Allí estábamos, extranjeros en una encantadora ciudad, situada a unos 21 mil metros de altura en las montañas de México. Mi esposo y yo nos habíamos sentido atraídos por esta ciudad debido a su fama como colonia de arte. Al poco tiempo, nos inscribimos en una escuela de arte, compramos una casa pequeña, y comenzamos cultos dominicales de la Ciencia Cristiana en nuestra sala.

Mientras echábamos raíces, surgió a la superficie lo que parecía un problema cardíaco. Cuando subía los caminos montañosos, el dolor aumentaba mi temor, y el temor aumentaba mi malestar hasta el punto de la desesperación. Pero como había tenido muchas curaciones en la Ciencia Cristiana mientras criaba a nuestra familia, tenía confianza en que su verdad me curaría ahora.

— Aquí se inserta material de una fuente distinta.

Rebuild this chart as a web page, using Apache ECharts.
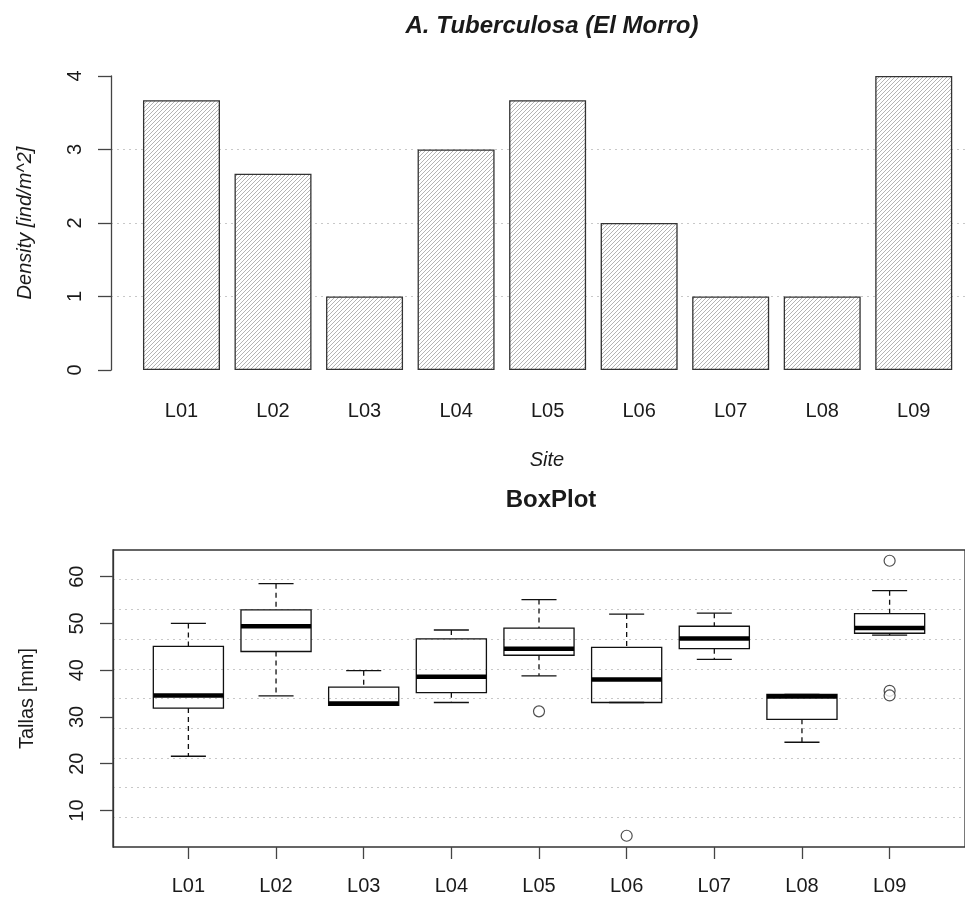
<!DOCTYPE html>
<html>
<head>
<meta charset="utf-8">
<style>
  html, body { margin: 0; padding: 0; background: #fff; }
  #chart { width: 965px; height: 908px; }
</style>
</head>
<body>
<div id="chart"></div>
<script src="https://cdn.jsdelivr.net/npm/echarts@6/dist/echarts.min.js"></script>
<script>
// top panel: density per site
var sites = ['L01', 'L02', 'L03', 'L04', 'L05', 'L06', 'L07', 'L08', 'L09'];
var density = [3.67, 2.67, 1, 3, 3.67, 2, 1, 1, 4];

// bottom panel: boxplot of sizes (whisker low, Q1, median, Q3, whisker high)
var boxLow    = [21.6, 34.5, 32.5, 33.1, 38.8, 33.1, 42.3, 24.6, 47.5];
var boxQ1     = [31.9, 44.0, 32.5, 35.2, 43.2, 33.1, 44.6, 29.5, 47.9];
var boxMedian = [34.6, 49.4, 32.9, 38.6, 44.6, 38.0, 46.8, 34.4, 49.0];
var boxQ3     = [45.1, 52.9, 36.4, 46.7, 49.0, 44.9, 49.4, 34.8, 52.1];
var boxHigh   = [50.0, 58.5, 39.9, 48.6, 55.1, 52.0, 52.2, 34.8, 57.0];
var outlierSite  = ['L05', 'L06', 'L09', 'L09', 'L09'];
var outlierValue = [31.2, 4.6, 63.4, 35.6, 34.6];
var tallaTicks = [10, 20, 30, 40, 50, 60];

var FONT = 'Liberation Sans, Arial, sans-serif';
var TXT = '#1a1a1a';
var AX = '#444';

function hatchPattern() {
  var c = document.createElement('canvas');
  c.width = 4; c.height = 4;
  var g = c.getContext('2d');
  g.fillStyle = '#fff';
  g.fillRect(0, 0, 4, 4);
  g.strokeStyle = '#b4b4b4';
  g.lineWidth = 1;
  g.beginPath();
  g.moveTo(0, 4); g.lineTo(4, 0);
  g.moveTo(-1, 1); g.lineTo(1, -1);
  g.moveTo(3, 5); g.lineTo(5, 3);
  g.stroke();
  return c;
}

var siteIdx = sites.map(function (s, i) { return i + 1; });
var barData = sites.map(function (s, i) { return [i + 1, density[i]]; });
var boxData = sites.map(function (s, i) {
  return [i + 1, boxLow[i], boxQ1[i], boxMedian[i], boxQ3[i], boxHigh[i]];
});
var outlierData = outlierSite.map(function (s, i) {
  return [sites.indexOf(s) + 1, outlierValue[i]];
});

var chart = echarts.init(document.getElementById('chart'));

var option = {
  backgroundColor: '#fff',
  animation: false,
  textStyle: { fontFamily: FONT, color: TXT },
  title: [
    {
      text: 'A. Tuberculosa (El Morro)',
      left: 547, top: 9, textAlign: 'center',
      textStyle: { fontFamily: FONT, fontSize: 24, fontWeight: 'bold', fontStyle: 'italic', color: TXT }
    },
    {
      text: 'BoxPlot',
      left: 546, top: 483, textAlign: 'center',
      textStyle: { fontFamily: FONT, fontSize: 24, fontWeight: 'bold', color: TXT }
    }
  ],
  grid: [
    { left: 111, right: 0, top: 76, bottom: 538 },
    { left: 113, right: -12, top: 550, bottom: 61, show: true, borderColor: '#333', borderWidth: 1.3, backgroundColor: 'transparent' }
  ],
  xAxis: [
    {
      gridIndex: 0, type: 'value', min: 0.23, max: 9.56,
      axisLine: { show: false }, axisTick: { show: false }, splitLine: { show: false },
      axisLabel: {
        customValues: siteIdx, fontSize: 20, color: TXT, margin: 31,
        formatter: function (v) { return sites[Math.round(v) - 1]; }
      },
      name: 'Site', nameLocation: 'middle', nameGap: 80,
      nameTextStyle: { fontSize: 20, fontStyle: 'italic', color: TXT, padding: [0, 0, 0, 18] }
    },
    {
      gridIndex: 1, type: 'value', min: 0.14, max: 9.86,
      axisLine: { show: false }, splitLine: { show: false },
      axisTick: { show: true, customValues: siteIdx, length: 12, lineStyle: { color: AX, width: 1.3 } },
      axisLabel: {
        customValues: siteIdx, fontSize: 20, color: TXT, margin: 29,
        formatter: function (v) { return sites[Math.round(v) - 1]; }
      }
    }
  ],
  yAxis: [
    {
      gridIndex: 0, type: 'value', min: 0, max: 4, interval: 1,
      axisLine: { show: true, lineStyle: { color: AX, width: 1.3 } },
      axisTick: { show: true, length: 13, lineStyle: { color: AX, width: 1.3 } },
      axisLabel: { rotate: 90, fontSize: 20, color: TXT, margin: 26 },
      splitLine: { show: true, showMinLine: false, showMaxLine: false, lineStyle: { color: '#c8c8c8', type: [2, 4], width: 1 } },
      name: 'Density [ind/m^2]', nameLocation: 'middle', nameGap: 76,
      nameTextStyle: { fontSize: 20, fontStyle: 'italic', color: TXT }
    },
    {
      gridIndex: 1, type: 'value', min: 2.2, max: 65.7,
      axisLine: { show: true, lineStyle: { color: '#333', width: 1.3 } },
      axisTick: { show: true, customValues: tallaTicks, length: 13, lineStyle: { color: AX, width: 1.3 } },
      axisLabel: { customValues: tallaTicks, rotate: 90, fontSize: 20, color: TXT, margin: 26 },
      splitLine: { show: false },
      name: 'Tallas [mm]', nameLocation: 'middle', nameGap: 76,
      nameTextStyle: { fontSize: 20, color: TXT }
    },
    {
      // ten equal divisions of the plot region for the dotted grid
      gridIndex: 1, type: 'value', min: 0, max: 10, interval: 1, position: 'left',
      axisLine: { show: false }, axisTick: { show: false }, axisLabel: { show: false },
      splitLine: { show: true, showMinLine: false, showMaxLine: false, lineStyle: { color: '#c8c8c8', type: [2, 4], width: 1 } }
    }
  ],
  series: [
    {
      type: 'bar', xAxisIndex: 0, yAxisIndex: 0,
      data: barData, barWidth: 77,
      itemStyle: { color: { image: hatchPattern(), repeat: 'repeat' }, borderColor: '#333', borderWidth: 1.3 }
    },
    {
      type: 'custom', xAxisIndex: 1, yAxisIndex: 1,
      data: boxData,
      encode: { x: 0, y: [1, 2, 3, 4, 5] },
      renderItem: function (params, api) {
        var x = api.value(0);
        var unit = api.size([1, 0])[0];
        var half = unit * 0.4, cap = unit * 0.2;
        var lo = api.coord([x, api.value(1)]);
        var q1 = api.coord([x, api.value(2)]);
        var md = api.coord([x, api.value(3)]);
        var q3 = api.coord([x, api.value(4)]);
        var hi = api.coord([x, api.value(5)]);
        var cx = md[0];
        var solid = { stroke: '#111', lineWidth: 1.3, fill: null };
        var dashed = { stroke: '#111', lineWidth: 1.3, lineDash: [5, 4], fill: null };
        return {
          type: 'group',
          children: [
            { type: 'line', shape: { x1: cx, y1: hi[1], x2: cx, y2: q3[1] }, style: dashed },
            { type: 'line', shape: { x1: cx, y1: q1[1], x2: cx, y2: lo[1] }, style: dashed },
            { type: 'line', shape: { x1: cx - cap, y1: hi[1], x2: cx + cap, y2: hi[1] }, style: solid },
            { type: 'line', shape: { x1: cx - cap, y1: lo[1], x2: cx + cap, y2: lo[1] }, style: solid },
            { type: 'rect', shape: { x: cx - half, y: q3[1], width: half * 2, height: q1[1] - q3[1] }, style: solid },
            { type: 'line', shape: { x1: cx - half, y1: md[1], x2: cx + half, y2: md[1] }, style: { stroke: '#000', lineWidth: 4.5 } }
          ]
        };
      }
    },
    {
      type: 'scatter', xAxisIndex: 1, yAxisIndex: 1,
      data: outlierData, symbol: 'circle', symbolSize: 11,
      itemStyle: { color: '#fff', borderColor: '#222', borderWidth: 1.2 }
    }
  ]
};

chart.setOption(option);
window.addEventListener('resize', function () {
  chart.resize();
});
</script>
</body>
</html>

Llamé por teléfono a los Estados Unidos y me comuniqué con un practicista de la Ciencia Cristiana, pidiéndole ayuda. Mi trabajo comenzó meditando sobre los siete poemas escritos por la Sra. Eddy y que, como himnos, forman parte del Himnario de la Ciencia Cristiana. Me ayudó especialmente esta línea del Himno 30: “Pues Vida es sólo Amor”. En la página 113 de Ciencia y Salud, la Sra. Eddy dice: “La parte vital, el corazón y alma de la Ciencia Cristiana es el Amor”. Entonces razoné que un órgano físico no había causado mi vida, ni la sostenía. Mi vida, como toda vida, es realmente espiritual, y, por consiguiente, depende totalmente de Dios, el Amor divino y no de alturas.